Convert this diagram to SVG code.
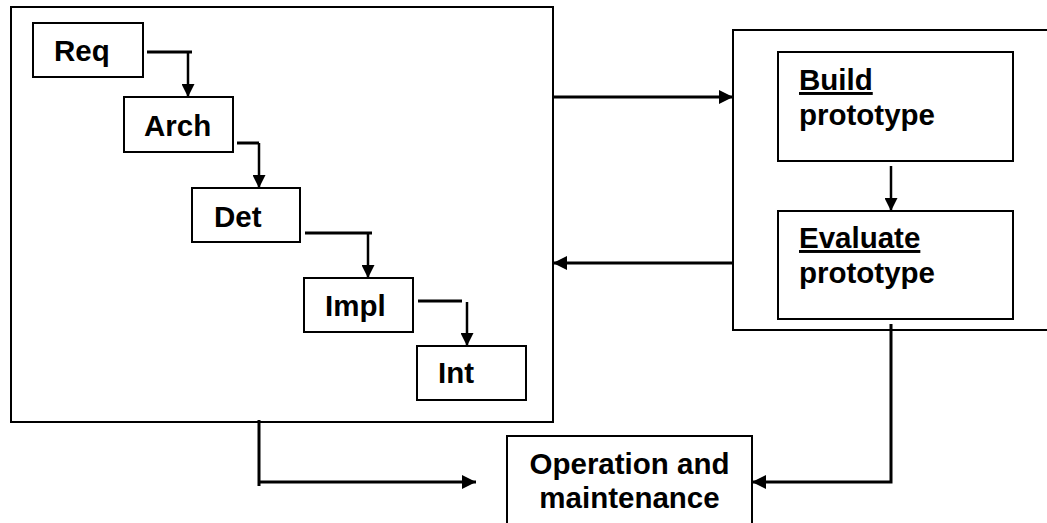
<svg xmlns="http://www.w3.org/2000/svg" width="1047" height="523" viewBox="0 0 1047 523">
  <style>
    .box { fill: #fff; stroke: #000; stroke-width: 2; }
    .frame { fill: none; stroke: #000; stroke-width: 2; }
    .lbl { font-family: "Liberation Sans", Arial, sans-serif; font-weight: bold; font-size: 29.5px; fill: #000; }
    .u { text-decoration: underline; }
    .thick { fill: none; stroke: #000; stroke-width: 3; }
    .thin { fill: none; stroke: #000; stroke-width: 2.5; }
  </style>
  <defs>
    <marker id="head" viewBox="0 0 14 14" markerWidth="14" markerHeight="14" refX="14" refY="7" orient="auto" markerUnits="userSpaceOnUse">
      <path d="M0,0 L14,7 L0,14 Z" fill="#000"/>
    </marker>
    <marker id="headS" viewBox="0 0 13 13" markerWidth="13" markerHeight="13" refX="13" refY="6.5" orient="auto" markerUnits="userSpaceOnUse">
      <path d="M0,0 L13,6.5 L0,13 Z" fill="#000"/>
    </marker>
  </defs>

  <rect width="1047" height="523" fill="#fff"/>

  <!-- waterfall container -->
  <g id="waterfall">
    <rect class="frame" x="11" y="7" width="542" height="415"/>
  </g>
  <g id="req">
    <rect class="box" x="33" y="23" width="110" height="54"/>
    <text class="lbl" x="54" y="61">Req</text>
  </g>
  <g id="arch">
    <rect class="box" x="124" y="97" width="109" height="55"/>
    <text class="lbl" x="144" y="136">Arch</text>
  </g>
  <g id="det">
    <rect class="box" x="192" y="188" width="108" height="54"/>
    <text class="lbl" x="214" y="227">Det</text>
  </g>
  <g id="impl">
    <rect class="box" x="304" y="278" width="109" height="54"/>
    <text class="lbl" x="325" y="316">Impl</text>
  </g>
  <g id="int">
    <rect class="box" x="417" y="346" width="109" height="54"/>
    <text class="lbl" x="438" y="383">Int</text>
  </g>

  <!-- prototyping container -->
  <g id="prototyping">
    <rect class="frame" x="733" y="30" width="320" height="300"/>
  </g>
  <g id="build">
    <rect class="box" x="778" y="52" width="235" height="109"/>
    <text class="lbl" x="799" y="90"><tspan class="u">Build</tspan></text>
    <text class="lbl" x="799" y="125">prototype</text>
  </g>
  <g id="evaluate">
    <rect class="box" x="778" y="211" width="235" height="108"/>
    <text class="lbl" x="799" y="248"><tspan class="u">Evaluate</tspan></text>
    <text class="lbl" x="799" y="283">prototype</text>
  </g>

  <g id="operation">
    <rect class="box" x="507" y="436" width="245" height="100"/>
    <text class="lbl" x="629.5" y="474" text-anchor="middle">Operation and</text>
    <text class="lbl" x="629.5" y="508" text-anchor="middle">maintenance</text>
  </g>

  <!-- connectors -->
  <g id="connectors">
    <path class="thick" d="M147,52 H192"/>
    <path class="thin" d="M188,52 V97" marker-end="url(#headS)"/>
    <path class="thick" d="M237,143 H259"/>
    <path class="thin" d="M259,143 V188" marker-end="url(#headS)"/>
    <path class="thick" d="M305,233 H372"/>
    <path class="thin" d="M368,233 V278" marker-end="url(#headS)"/>
    <path class="thick" d="M418,301 H462"/>
    <path class="thin" d="M467,302 V346" marker-end="url(#headS)"/>

    <path class="thick" d="M553,97 H733" marker-end="url(#head)"/>
    <path class="thick" d="M733,263 H553" marker-end="url(#head)"/>
    <path class="thin" d="M891,166 V211" marker-end="url(#headS)"/>

    <path class="thick" d="M259,420 V486"/>
    <path class="thick" d="M259,482 H476" marker-end="url(#head)"/>
    <path class="thick" d="M891,324 V482 H752" marker-end="url(#head)"/>
  </g>
</svg>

■ Exercise directions ■
All of the data needs repeating exactly, but the pictures do not.

■ The completed task ■
Convert this diagram to SVG code.
<svg xmlns="http://www.w3.org/2000/svg" width="1047" height="523" viewBox="0 0 1047 523">
  <style>
    .box { fill: #fff; stroke: #000; stroke-width: 2; }
    .frame { fill: none; stroke: #000; stroke-width: 2; }
    .lbl { font-family: "Liberation Sans", Arial, sans-serif; font-weight: bold; font-size: 29.5px; fill: #000; }
    .u { text-decoration: underline; }
    .thick { fill: none; stroke: #000; stroke-width: 3; }
    .thin { fill: none; stroke: #000; stroke-width: 2.5; }
  </style>
  <defs>
    <marker id="head" viewBox="0 0 14 14" markerWidth="14" markerHeight="14" refX="14" refY="7" orient="auto" markerUnits="userSpaceOnUse">
      <path d="M0,0 L14,7 L0,14 Z" fill="#000"/>
    </marker>
    <marker id="headS" viewBox="0 0 13 13" markerWidth="13" markerHeight="13" refX="13" refY="6.5" orient="auto" markerUnits="userSpaceOnUse">
      <path d="M0,0 L13,6.5 L0,13 Z" fill="#000"/>
    </marker>
  </defs>

  <rect width="1047" height="523" fill="#fff"/>

  <!-- waterfall container -->
  <g id="waterfall">
    <rect class="frame" x="11" y="7" width="542" height="415"/>
  </g>
  <g id="req">
    <rect class="box" x="33" y="23" width="110" height="54"/>
    <text class="lbl" x="54" y="61">Req</text>
  </g>
  <g id="arch">
    <rect class="box" x="124" y="97" width="109" height="55"/>
    <text class="lbl" x="144" y="136">Arch</text>
  </g>
  <g id="det">
    <rect class="box" x="192" y="188" width="108" height="54"/>
    <text class="lbl" x="214" y="227">Det</text>
  </g>
  <g id="impl">
    <rect class="box" x="304" y="278" width="109" height="54"/>
    <text class="lbl" x="325" y="316">Impl</text>
  </g>
  <g id="int">
    <rect class="box" x="417" y="346" width="109" height="54"/>
    <text class="lbl" x="438" y="383">Int</text>
  </g>

  <!-- prototyping container -->
  <g id="prototyping">
    <rect class="frame" x="733" y="30" width="320" height="300"/>
  </g>
  <g id="build">
    <rect class="box" x="778" y="52" width="235" height="109"/>
    <text class="lbl" x="799" y="90"><tspan class="u">Build</tspan></text>
    <text class="lbl" x="799" y="125">prototype</text>
  </g>
  <g id="evaluate">
    <rect class="box" x="778" y="211" width="235" height="108"/>
    <text class="lbl" x="799" y="248"><tspan class="u">Evaluate</tspan></text>
    <text class="lbl" x="799" y="283">prototype</text>
  </g>

  <g id="operation">
    <rect class="box" x="507" y="436" width="245" height="100"/>
    <text class="lbl" x="629.5" y="474" text-anchor="middle">Operation and</text>
    <text class="lbl" x="629.5" y="508" text-anchor="middle">maintenance</text>
  </g>

  <!-- connectors -->
  <g id="connectors">
    <path class="thick" d="M147,52 H192"/>
    <path class="thin" d="M188,52 V97" marker-end="url(#headS)"/>
    <path class="thick" d="M237,143 H259"/>
    <path class="thin" d="M259,143 V188" marker-end="url(#headS)"/>
    <path class="thick" d="M305,233 H372"/>
    <path class="thin" d="M368,233 V278" marker-end="url(#headS)"/>
    <path class="thick" d="M418,301 H462"/>
    <path class="thin" d="M467,302 V346" marker-end="url(#headS)"/>

    <path class="thick" d="M553,97 H733" marker-end="url(#head)"/>
    <path class="thick" d="M733,263 H553" marker-end="url(#head)"/>
    <path class="thin" d="M891,166 V211" marker-end="url(#headS)"/>

    <path class="thick" d="M259,420 V486"/>
    <path class="thick" d="M259,482 H476" marker-end="url(#head)"/>
    <path class="thick" d="M891,324 V482 H752" marker-end="url(#head)"/>
  </g>
</svg>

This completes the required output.